▸ **TASK DESCRIPTION**
Copy out the listing that follows, exact in every word, and skip the images.

▸ **SOURCE DATA**
────────

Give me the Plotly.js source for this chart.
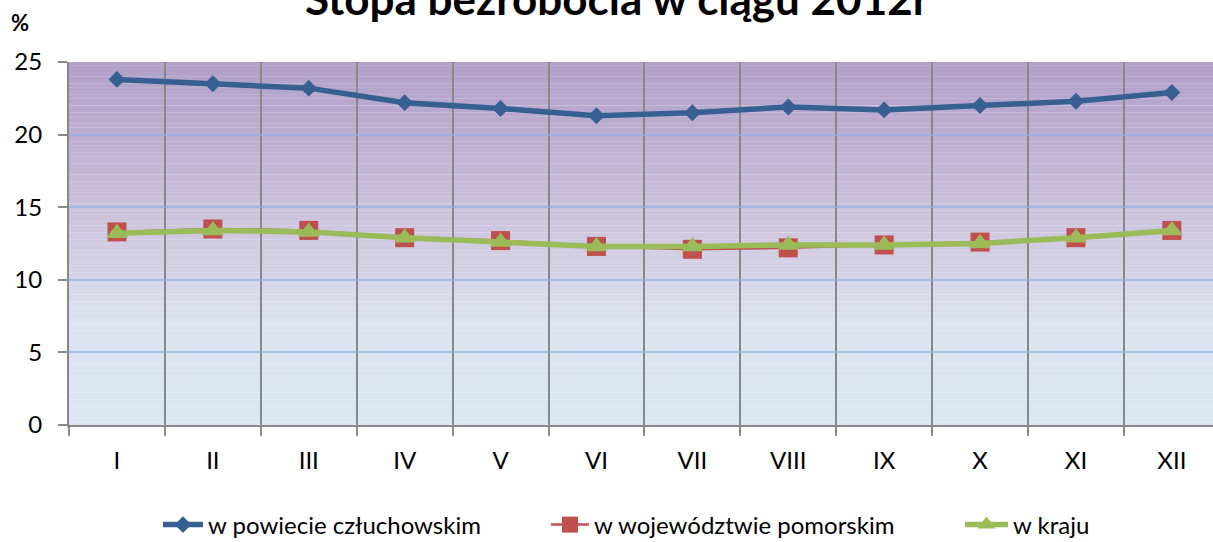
<!DOCTYPE html>
<html>
<head>
<meta charset="utf-8">
<script src="https://cdn.plot.ly/plotly-3.0.1.min.js"></script>
<style>
html,body{margin:0;padding:0;background:#fff;}
#chart{width:1213px;height:542px;}
</style>
</head>
<body>
<div id="chart"></div>
<script>
// ---- data ----
const months = ["I","II","III","IV","V","VI","VII","VIII","IX","X","XI","XII"];
const powiat = [23.8,23.5,23.2,22.2,21.8,21.3,21.5,21.9,21.7,22.0,22.3,22.9];
const wojewodztwo = [13.3,13.5,13.4,12.9,12.7,12.3,12.1,12.2,12.4,12.6,12.9,13.4];
const kraj = [13.2,13.4,13.3,12.9,12.6,12.3,12.3,12.4,12.4,12.5,12.9,13.4];
const seriesNames = ["w powiecie człuchowskim","w województwie pomorskim","w kraju"];
const yTicks = [0,5,10,15,20,25];
const titleText = "Stopa bezrobocia w ciągu 2012r";
const unitLabel = "%";

const FONT = "Lato, 'Open Sans', sans-serif";

// plot-area geometry (pixels)
const PL = 69, PT = 62, PB = 425, W = 1213, H = 542;
const PW = W - PL, PH = PB - PT;
function px2x(p){return (p-PL)/PW;}
function py2y(p){return (PB-p)/PH;}

// gradient background of the plot area (purple at top to light blue)
const gradStops = [
  [25,[177,160,199]],
  [20,[189,174,209]],
  [15,[202,192,219]],
  [10,[214,213,232]],
  [7,[220,227,241]],
  [0,[220,230,242]]
];
function colAt(v){
  for(let i=0;i<gradStops.length-1;i++){
    const a=gradStops[i], b=gradStops[i+1];
    if(v<=a[0] && v>=b[0]){
      const t=(a[0]-v)/(a[0]-b[0]);
      const c=a[1].map((x,k)=>Math.round(x+(b[1][k]-x)*t));
      return 'rgb('+c.join(',')+')';
    }
  }
  return 'rgb(220,230,242)';
}
const shapes=[];
const steps=100;
for(let i=0;i<steps;i++){
  const y0=25*i/steps, y1=25*(i+1)/steps;
  shapes.push({type:'rect',xref:'paper',yref:'y',x0:0,x1:1,y0:y0,y1:y1+0.01,
    fillcolor:colAt((y0+y1)/2),line:{width:0},layer:'below'});
}

const traces=[
  {x:months,y:powiat,name:seriesNames[0],type:'scatter',mode:'lines+markers',
   line:{color:'#376092',width:5.5},marker:{symbol:'diamond',size:13,color:'#376092'},legend:'legend'},
  {x:months,y:wojewodztwo,name:seriesNames[1],type:'scatter',mode:'lines+markers',
   line:{color:'#c0504d',width:2.5},marker:{symbol:'square',size:19,color:'#c0504d'},legend:'legend2'},
  {x:months,y:kraj,name:seriesNames[2],type:'scatter',mode:'lines+markers',
   line:{color:'#9bbb59',width:5.5},marker:{symbol:'triangle-up',size:19,color:'#9bbb59'},legend:'legend3'}
];

const legBase={orientation:'h',yanchor:'middle',xanchor:'left',bgcolor:'rgba(0,0,0,0)',
  font:{family:FONT,size:24,color:'#000'},yref:'paper',xref:'paper',y:py2y(525)};
// category width so that the plot runs a little past the right edge like the reference
const catW = 95.9;
const rightEdge = -0.5 + PW/catW;

const layout={
  width:W,height:H,
  margin:{l:PL,r:0,t:PT,b:H-PB,autoexpand:false},
  paper_bgcolor:'#fff',plot_bgcolor:'rgba(0,0,0,0)',
  font:{family:FONT,color:'#000'},
  title:{text:'<b>'+titleText+'</b>',font:{family:FONT,size:44,color:'#000'},
    xref:'container',x:617/W,xanchor:'center',yref:'container',y:1,yanchor:'middle'},
  showlegend:true,
  legend:Object.assign({},legBase,{x:px2x(158),itemwidth:40}),
  legend2:Object.assign({},legBase,{x:px2x(546),itemwidth:38}),
  legend3:Object.assign({},legBase,{x:px2x(960),itemwidth:43}),
  xaxis:{type:'category',categoryarray:months,tickson:'boundaries',
    showgrid:true,gridcolor:'#888888',gridwidth:2,
    showline:true,linecolor:'#888888',linewidth:2,
    ticks:'outside',ticklen:9,tickwidth:2,tickcolor:'#888888',
    tickfont:{family:FONT,size:24,color:'#000'},ticklabelstandoff:13,
    range:[-0.5,rightEdge],fixedrange:true},
  yaxis:{range:[0,25],tickvals:yTicks,ticktext:yTicks.map(String),
    showgrid:true,gridcolor:'rgba(141,180,226,0.7)',gridwidth:2,zeroline:false,
    showline:true,linecolor:'#888888',linewidth:2,
    ticks:'outside',ticklen:9,tickwidth:2,tickcolor:'#888888',
    tickfont:{family:FONT,size:24,color:'#000'},ticklabelstandoff:11,fixedrange:true},
  shapes:shapes,
  annotations:[{text:'<b>'+unitLabel+'</b>',xref:'paper',yref:'paper',x:px2x(20),y:py2y(23),
    xanchor:'center',yanchor:'middle',showarrow:false,font:{family:FONT,size:22,color:'#000'}}]
};
Plotly.newPlot('chart',traces,layout,{displayModeBar:false,staticPlot:true});
</script>
</body>
</html>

────────

▸ **TASK SOLUTION**
Give me the Plotly.js source for this chart.
<!DOCTYPE html>
<html>
<head>
<meta charset="utf-8">
<script src="https://cdn.plot.ly/plotly-3.0.1.min.js"></script>
<style>
html,body{margin:0;padding:0;background:#fff;}
#chart{width:1213px;height:542px;}
</style>
</head>
<body>
<div id="chart"></div>
<script>
// ---- data ----
const months = ["I","II","III","IV","V","VI","VII","VIII","IX","X","XI","XII"];
const powiat = [23.8,23.5,23.2,22.2,21.8,21.3,21.5,21.9,21.7,22.0,22.3,22.9];
const wojewodztwo = [13.3,13.5,13.4,12.9,12.7,12.3,12.1,12.2,12.4,12.6,12.9,13.4];
const kraj = [13.2,13.4,13.3,12.9,12.6,12.3,12.3,12.4,12.4,12.5,12.9,13.4];
const seriesNames = ["w powiecie człuchowskim","w województwie pomorskim","w kraju"];
const yTicks = [0,5,10,15,20,25];
const titleText = "Stopa bezrobocia w ciągu 2012r";
const unitLabel = "%";

const FONT = "Lato, 'Open Sans', sans-serif";

// plot-area geometry (pixels)
const PL = 69, PT = 62, PB = 425, W = 1213, H = 542;
const PW = W - PL, PH = PB - PT;
function px2x(p){return (p-PL)/PW;}
function py2y(p){return (PB-p)/PH;}

// gradient background of the plot area (purple at top to light blue)
const gradStops = [
  [25,[177,160,199]],
  [20,[189,174,209]],
  [15,[202,192,219]],
  [10,[214,213,232]],
  [7,[220,227,241]],
  [0,[220,230,242]]
];
function colAt(v){
  for(let i=0;i<gradStops.length-1;i++){
    const a=gradStops[i], b=gradStops[i+1];
    if(v<=a[0] && v>=b[0]){
      const t=(a[0]-v)/(a[0]-b[0]);
      const c=a[1].map((x,k)=>Math.round(x+(b[1][k]-x)*t));
      return 'rgb('+c.join(',')+')';
    }
  }
  return 'rgb(220,230,242)';
}
const shapes=[];
const steps=100;
for(let i=0;i<steps;i++){
  const y0=25*i/steps, y1=25*(i+1)/steps;
  shapes.push({type:'rect',xref:'paper',yref:'y',x0:0,x1:1,y0:y0,y1:y1+0.01,
    fillcolor:colAt((y0+y1)/2),line:{width:0},layer:'below'});
}

const traces=[
  {x:months,y:powiat,name:seriesNames[0],type:'scatter',mode:'lines+markers',
   line:{color:'#376092',width:5.5},marker:{symbol:'diamond',size:13,color:'#376092'},legend:'legend'},
  {x:months,y:wojewodztwo,name:seriesNames[1],type:'scatter',mode:'lines+markers',
   line:{color:'#c0504d',width:2.5},marker:{symbol:'square',size:19,color:'#c0504d'},legend:'legend2'},
  {x:months,y:kraj,name:seriesNames[2],type:'scatter',mode:'lines+markers',
   line:{color:'#9bbb59',width:5.5},marker:{symbol:'triangle-up',size:19,color:'#9bbb59'},legend:'legend3'}
];

const legBase={orientation:'h',yanchor:'middle',xanchor:'left',bgcolor:'rgba(0,0,0,0)',
  font:{family:FONT,size:24,color:'#000'},yref:'paper',xref:'paper',y:py2y(525)};
// category width so that the plot runs a little past the right edge like the reference
const catW = 95.9;
const rightEdge = -0.5 + PW/catW;

const layout={
  width:W,height:H,
  margin:{l:PL,r:0,t:PT,b:H-PB,autoexpand:false},
  paper_bgcolor:'#fff',plot_bgcolor:'rgba(0,0,0,0)',
  font:{family:FONT,color:'#000'},
  title:{text:'<b>'+titleText+'</b>',font:{family:FONT,size:44,color:'#000'},
    xref:'container',x:617/W,xanchor:'center',yref:'container',y:1,yanchor:'middle'},
  showlegend:true,
  legend:Object.assign({},legBase,{x:px2x(158),itemwidth:40}),
  legend2:Object.assign({},legBase,{x:px2x(546),itemwidth:38}),
  legend3:Object.assign({},legBase,{x:px2x(960),itemwidth:43}),
  xaxis:{type:'category',categoryarray:months,tickson:'boundaries',
    showgrid:true,gridcolor:'#888888',gridwidth:2,
    showline:true,linecolor:'#888888',linewidth:2,
    ticks:'outside',ticklen:9,tickwidth:2,tickcolor:'#888888',
    tickfont:{family:FONT,size:24,color:'#000'},ticklabelstandoff:13,
    range:[-0.5,rightEdge],fixedrange:true},
  yaxis:{range:[0,25],tickvals:yTicks,ticktext:yTicks.map(String),
    showgrid:true,gridcolor:'rgba(141,180,226,0.7)',gridwidth:2,zeroline:false,
    showline:true,linecolor:'#888888',linewidth:2,
    ticks:'outside',ticklen:9,tickwidth:2,tickcolor:'#888888',
    tickfont:{family:FONT,size:24,color:'#000'},ticklabelstandoff:11,fixedrange:true},
  shapes:shapes,
  annotations:[{text:'<b>'+unitLabel+'</b>',xref:'paper',yref:'paper',x:px2x(20),y:py2y(23),
    xanchor:'center',yanchor:'middle',showarrow:false,font:{family:FONT,size:22,color:'#000'}}]
};
Plotly.newPlot('chart',traces,layout,{displayModeBar:false,staticPlot:true});
</script>
</body>
</html>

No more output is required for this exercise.